Bitcoin staged a modest recovery from nearly 10-month lows on Tuesday but stayed under pressure below the $80,000 mark, as weekend-driven liquidations and lingering uncertainty over U.S. monetary policy continued to weigh on sentiment.
The world’s largest cryptocurrency was last down 0.74 percent at $78,085 as of 10:42 GMT.
Over the previous 24 hours, bitcoin slid to a low of $74,635.5, its weakest level since early April.
Macroeconomic uncertainty impacts market sentiment
The steep weekend drop was fueled by broad liquidations of leveraged trades, underscoring how much speculative positioning had accumulated during last year’s rally. Figures from derivatives monitoring firms showed that billions of dollars in cryptocurrency positions were erased in a short span, with long bets making up most of the forced liquidations.
Limited liquidity amplified volatility, enabling relatively modest price moves to set off large-scale liquidations.
Market sentiment has also been pressured by broader macroeconomic uncertainty, as investors weigh the implications of Kevin Warsh’s nomination as the next chair of the U.S. Federal Reserve, prompting a reassessment of the likely trajectory of interest rates.
Warsh is broadly seen as leaning toward a more hawkish policy approach, stoking worries that financial conditions could stay restrictive for longer.
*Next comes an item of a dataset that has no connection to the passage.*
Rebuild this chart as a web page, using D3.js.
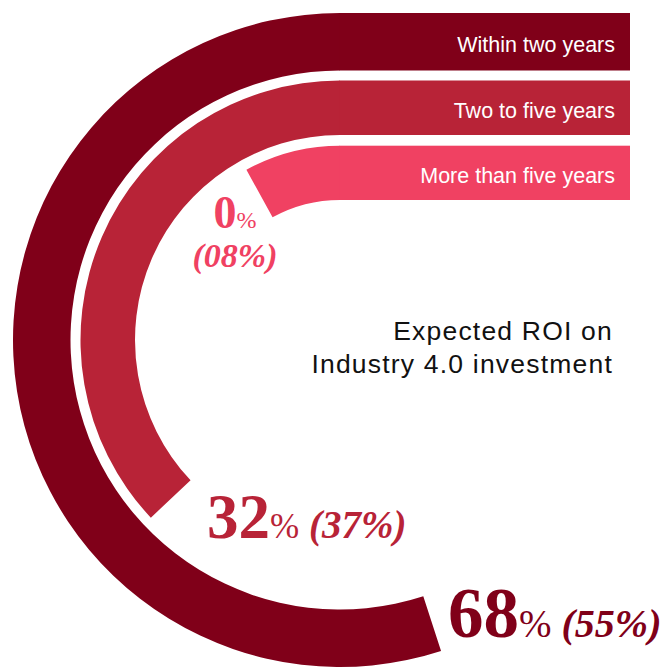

Meanwhile, the release of January’s closely watched U.S. jobs report, originally scheduled for Friday, has been delayed because of a partial government shutdown, according to the Bureau of Labor Statistics.
Read: Bitcoin hits 10-month low near $77,500 as hawkish policy, AI stock selloff batter markets
Regulatory pressures persist
Bitcoin’s downturn also continues to be linked to regulatory pressures, including stalled U.S. legislation on crypto market structure, and early signs of a hawkish repricing of Federal Reserve policy.
The cryptocurrency industry and major U.S. banks remain divided over how to regulate yields on stablecoins following a White House meeting, underscoring ongoing hurdles to advancing long-stalled crypto legislation.
Executives from crypto companies, banking groups, and government agencies recently met in Washington to discuss market-structure rules, but made little progress on the question of whether stablecoin issuers should be permitted to offer yield-like returns.
Banks warned that yield-bearing stablecoins could increase deposit outflows and threaten financial stability, while crypto firms argue that such features are essential for growth and maintaining competitiveness.
As Bitcoin declined, the broader crypto market saw mixed movement. Ethereum, the world’s second-largest cryptocurrency, rose 0.16 percent to $2,281.48.
XRP, the third-largest crypto, fell 0.74 percent to $1.6. Solana advanced 0.05 percent to $102.80, while Cardano climbed 1.28 percent to $0.2955.